Introduction to web services


What are Web Services?
Web services are an emerging technology that enables disparate applications running on different machines to exchange data and integrate with one another without requiring additional, proprietary third-party software or hardware.

Function of Web services
Web services are self-describing and self-contained network-available modules that perform concrete business functions and are deployed easily because they are based on common industry standards and existing technology, such as XML and HTTP.
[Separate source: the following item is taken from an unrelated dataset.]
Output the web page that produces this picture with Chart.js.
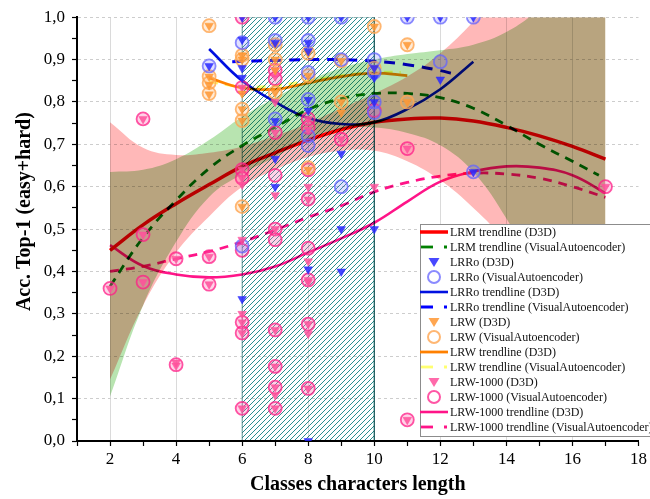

Advantages of Web Services
·        Applications that rely on the Web services paradigm can exchange data regardless of the language, platform, or internal protocols they use.
·        They reduce application interface costs.
·        Provide a universal mechanism for integrating business processes within an enterprise and, ultimately, among multiple organizations.

Loosely couple
Services are most often built in a way that is independent of the context in which they are used. This means that the service provider and the consumers are loosely coupled. At the middleware level, the concept of loose coupling requires that the “service-oriented” approach be independent of specific technologies or operating systems.

Service providers
Organizations that provide the service implementations, supply their service descriptions, and provide related technical and business support
Service clients
End-user organizations that use some service
Service aggregators

Organizations that consolidate multiple services into a new, single orchestrated service offering what is commonly known as a business process.